Beekeeping Tips for December

By Jim Orem and Ginger Davidson, edited by J. Morgan

What is usually happening in the hive:

The bees are clustered together in a dormant state.  Periodic stretches of warm weather will allow the bees to break their cluster in order to take cleansing (defecating) flights, and hopefully move closer to honey stores. By the time December rolls around, beekeeping activities have tapered off. 

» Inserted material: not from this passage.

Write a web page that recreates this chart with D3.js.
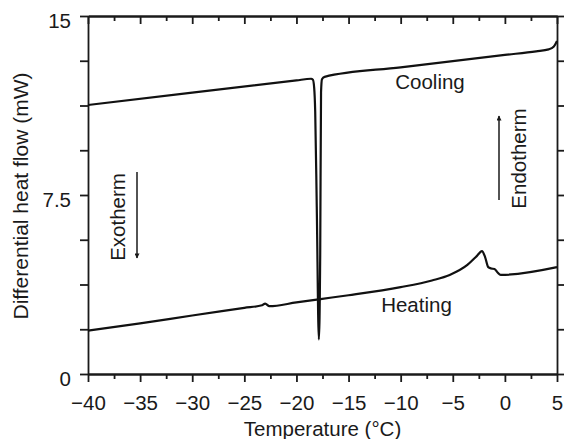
<!DOCTYPE html>
<html>
<head>
<meta charset="utf-8">
<script src="https://cdn.jsdelivr.net/npm/d3@7/dist/d3.min.js"></script>
<style>
  html, body { margin: 0; padding: 0; background: #fff; }
  svg { display: block; font-family: "Liberation Sans", Arial, sans-serif; }
  .axis path, .axis line { stroke: #1a1a1a; stroke-width: 1.8px; }
  .axis text { fill: #1a1a1a; font-size: 20.5px; font-family: "Liberation Sans", Arial, sans-serif; }
</style>
</head>
<body>
<div id="chart"></div>
<script>
/* data: temperature (°C), heat flow (mW) */
var coolingTemp = [-40, -30, -20, -18.6, -18.42, -18.3, -18.2, -18.05, -17.85, -17.72, -17.64, -17.55, -17.3, -10, 0, 3, 4.2, 4.7, 5];
var coolingFlow = [11.27, 11.79, 12.30, 12.37, 12.33, 12.0, 11.0, 7.0, 1.45, 5.0, 11.8, 12.35, 12.45, 12.85, 13.37, 13.52, 13.6, 13.72, 13.95];

var heatingTemp = [-40, -35, -30, -25, -23.3, -23.0, -22.6, -20, -17.7, -15, -10, -7, -5.3, -3.6, -2.7, -2.2, -1.9, -1.6, -1.3, -1.0, -0.7, -0.4, 5];
var heatingFlow = [1.82, 2.12, 2.45, 2.77, 2.88, 2.95, 2.84, 3.0, 3.14, 3.3, 3.64, 3.92, 4.15, 4.57, 4.94, 5.15, 4.9, 4.48, 4.42, 4.4, 4.25, 4.15, 4.48];

var xMajorTicks = [-40, -35, -30, -25, -20, -15, -10, -5, 0, 5];
var xMinorTicks = [-37.5, -32.5, -27.5, -22.5, -17.5, -12.5, -7.5, -2.5, 2.5];
var yTicks = [0, 1.875, 3.75, 5.625, 7.5, 9.375, 11.25, 13.125, 15];
var yTickLabels = ["0", "", "", "", "7.5", "", "", "", "15"];

/* layout */
var width = 564;
var height = 439;
var plot = {left: 88, right: 557, top: 16, bottom: 374};

var svg = d3.select("#chart").append("svg")
    .attr("width", width)
    .attr("height", height);

var x = d3.scaleLinear().domain([-40, 5]).range([plot.left, plot.right]);
var y = d3.scaleLinear().domain([0, 15]).range([plot.bottom, plot.top]);

/* zip two arrays into points */
function points(xs, ys) {
  return xs.map(function (d, i) {
    return [d, ys[i]];
  });
}

/* axes: bottom (outward, labelled), top (inward), left (outward, labelled), right (outward) */
var bottomMajor = svg.append("g").attr("class", "axis")
    .attr("transform", "translate(0," + plot.bottom + ")")
    .call(d3.axisBottom(x).tickValues(xMajorTicks).tickSize(8).tickSizeOuter(0)
      .tickFormat(function (d) { return d < 0 ? "\u2212" + Math.abs(d) : "" + d; }));
bottomMajor.selectAll("text").attr("y", 36).attr("dy", null);

svg.append("g").attr("class", "axis")
    .attr("transform", "translate(0," + plot.bottom + ")")
    .call(d3.axisBottom(x).tickValues(xMinorTicks).tickSize(5).tickSizeOuter(0).tickFormat(""));

svg.append("g").attr("class", "axis")
    .attr("transform", "translate(0," + plot.top + ")")
    .call(d3.axisTop(x).tickValues(xMajorTicks).tickSize(-8).tickSizeOuter(0).tickFormat(""));

svg.append("g").attr("class", "axis")
    .attr("transform", "translate(0," + plot.top + ")")
    .call(d3.axisTop(x).tickValues(xMinorTicks).tickSize(-5).tickSizeOuter(0).tickFormat(""));

var leftAxis = svg.append("g").attr("class", "axis")
    .attr("transform", "translate(" + plot.left + ",0)")
    .call(d3.axisLeft(y).tickValues(yTicks).tickSize(8).tickPadding(9).tickSizeOuter(0)
      .tickFormat(function (d, i) { return yTickLabels[i]; }));
leftAxis.selectAll("text").attr("dy", "0.55em");

svg.append("g").attr("class", "axis")
    .attr("transform", "translate(" + plot.right + ",0)")
    .call(d3.axisRight(y).tickValues(yTicks).tickSize(7).tickSizeOuter(0).tickFormat(""));

/* axis titles */
svg.append("text")
    .attr("x", (plot.left + plot.right) / 2)
    .attr("y", 436)
    .attr("text-anchor", "middle")
    .attr("font-size", "20.5px")
    .attr("fill", "#1a1a1a")
    .text("Temperature (\u00B0C)");

svg.append("text")
    .attr("transform", "translate(28," + 196 + ") rotate(-90)")
    .attr("text-anchor", "middle")
    .attr("font-size", "21px")
    .attr("fill", "#1a1a1a")
    .text("Differential heat flow (mW)");

/* the two traces */
var line = d3.line()
    .x(function (d) { return x(d[0]); })
    .y(function (d) { return y(d[1]); })
    .curve(d3.curveMonotoneX);

svg.append("path")
    .datum(points(coolingTemp, coolingFlow))
    .attr("d", line)
    .attr("fill", "none")
    .attr("stroke", "#111")
    .attr("stroke-width", 2.2)
    .attr("stroke-linejoin", "round");

svg.append("path")
    .datum(points(heatingTemp, heatingFlow))
    .attr("d", line)
    .attr("fill", "none")
    .attr("stroke", "#111")
    .attr("stroke-width", 2.2)
    .attr("stroke-linejoin", "round");

/* annotations */
svg.append("text")
    .attr("x", 430).attr("y", 89)
    .attr("text-anchor", "middle")
    .attr("font-size", "20.5px")
    .attr("fill", "#1a1a1a")
    .text("Cooling");

svg.append("text")
    .attr("x", 416.5).attr("y", 312)
    .attr("text-anchor", "middle")
    .attr("font-size", "20.5px")
    .attr("fill", "#1a1a1a")
    .text("Heating");

svg.append("text")
    .attr("transform", "translate(125,217) rotate(-90)")
    .attr("text-anchor", "middle")
    .attr("font-size", "20.5px")
    .attr("fill", "#1a1a1a")
    .text("Exotherm");

svg.append("text")
    .attr("transform", "translate(526,158.5) rotate(-90)")
    .attr("text-anchor", "middle")
    .attr("font-size", "20.5px")
    .attr("fill", "#1a1a1a")
    .text("Endotherm");

/* arrow markers */
svg.append("defs").append("marker")
    .attr("id", "head")
    .attr("viewBox", "0 0 10 10")
    .attr("refX", 9).attr("refY", 5)
    .attr("markerUnits", "userSpaceOnUse")
    .attr("markerWidth", 9).attr("markerHeight", 5)
    .attr("orient", "auto")
    .append("path")
    .attr("d", "M0,0L10,5L0,10Z")
    .attr("fill", "#1a1a1a");

svg.append("line")
    .attr("x1", 137).attr("y1", 172).attr("x2", 137).attr("y2", 258)
    .attr("stroke", "#1a1a1a").attr("stroke-width", 1.5)
    .attr("marker-end", "url(#head)");

svg.append("line")
    .attr("x1", 499).attr("y1", 200).attr("x2", 499).attr("y2", 116)
    .attr("stroke", "#1a1a1a").attr("stroke-width", 1.5)
    .attr("marker-end", "url(#head)");
</script>
</body>
</html>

Hopefully, these things were accomplished in November:

  • Reduce entrances with mouse guards.
  • Tip hives forward with a shim so water and snow run outward.
  • Provide windbreaks with hay bales, screens made of plywood etc. but do not shade the hive. Sunlight is your friend and wind is the enemy.  
  • Check honey stores and if needed, add extra frames of honey and/or emergency feeding supplies (candy boards, candy bricks, fondant, mountain camp dry sugar, etc.).
  • Allow upper entrances for ventilation and as a bee escape in the event the bottom entrance becomes blocked by snow, dead bees, etc.
  • Protect frames of drawn out wax by using moth crystals (paradichlorobenzene), freezing frames, or leaving super and brood boxes with frames open and exposed to light.  These frames will be extremely useful in the Spring.

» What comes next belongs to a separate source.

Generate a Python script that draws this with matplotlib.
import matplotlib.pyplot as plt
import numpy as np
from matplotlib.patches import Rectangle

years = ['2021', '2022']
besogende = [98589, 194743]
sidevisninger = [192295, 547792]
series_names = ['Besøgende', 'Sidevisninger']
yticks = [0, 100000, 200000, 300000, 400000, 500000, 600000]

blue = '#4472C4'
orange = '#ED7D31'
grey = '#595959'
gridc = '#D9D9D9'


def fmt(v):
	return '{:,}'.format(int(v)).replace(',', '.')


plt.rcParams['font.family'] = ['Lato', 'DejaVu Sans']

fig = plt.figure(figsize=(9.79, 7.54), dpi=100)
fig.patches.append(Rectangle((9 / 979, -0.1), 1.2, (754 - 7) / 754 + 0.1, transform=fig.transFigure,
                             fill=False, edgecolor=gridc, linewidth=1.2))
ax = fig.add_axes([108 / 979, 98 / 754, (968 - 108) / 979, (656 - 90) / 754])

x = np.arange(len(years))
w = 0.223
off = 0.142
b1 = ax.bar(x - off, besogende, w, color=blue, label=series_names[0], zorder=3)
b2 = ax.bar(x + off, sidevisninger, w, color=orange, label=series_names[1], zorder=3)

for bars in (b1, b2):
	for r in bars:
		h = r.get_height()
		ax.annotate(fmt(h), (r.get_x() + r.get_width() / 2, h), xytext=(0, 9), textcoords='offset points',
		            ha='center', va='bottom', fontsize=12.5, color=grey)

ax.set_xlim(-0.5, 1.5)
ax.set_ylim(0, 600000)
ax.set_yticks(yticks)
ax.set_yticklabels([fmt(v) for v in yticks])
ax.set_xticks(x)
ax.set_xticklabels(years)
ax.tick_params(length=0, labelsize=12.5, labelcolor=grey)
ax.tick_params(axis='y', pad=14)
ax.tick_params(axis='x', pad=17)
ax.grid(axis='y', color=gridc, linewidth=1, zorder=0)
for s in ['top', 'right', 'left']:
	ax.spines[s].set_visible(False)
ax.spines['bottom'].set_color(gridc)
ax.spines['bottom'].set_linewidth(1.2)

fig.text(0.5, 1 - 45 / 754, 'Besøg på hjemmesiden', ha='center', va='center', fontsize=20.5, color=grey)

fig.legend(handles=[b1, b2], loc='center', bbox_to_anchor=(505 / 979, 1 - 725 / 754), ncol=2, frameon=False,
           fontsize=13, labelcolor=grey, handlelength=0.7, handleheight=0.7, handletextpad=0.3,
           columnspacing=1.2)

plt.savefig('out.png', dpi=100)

Don’t forget completely about the bees though.

  • Check in on them after storms and strong winds to be sure equipment is secure.
  • As a rule of thumb, never open a hive during the winter unless there is a good reason and the temperature is at least 45°F and preferably warmer. Work around the cluster rather than through it.
  • During warm spells, take note of the colonies that are flying or not.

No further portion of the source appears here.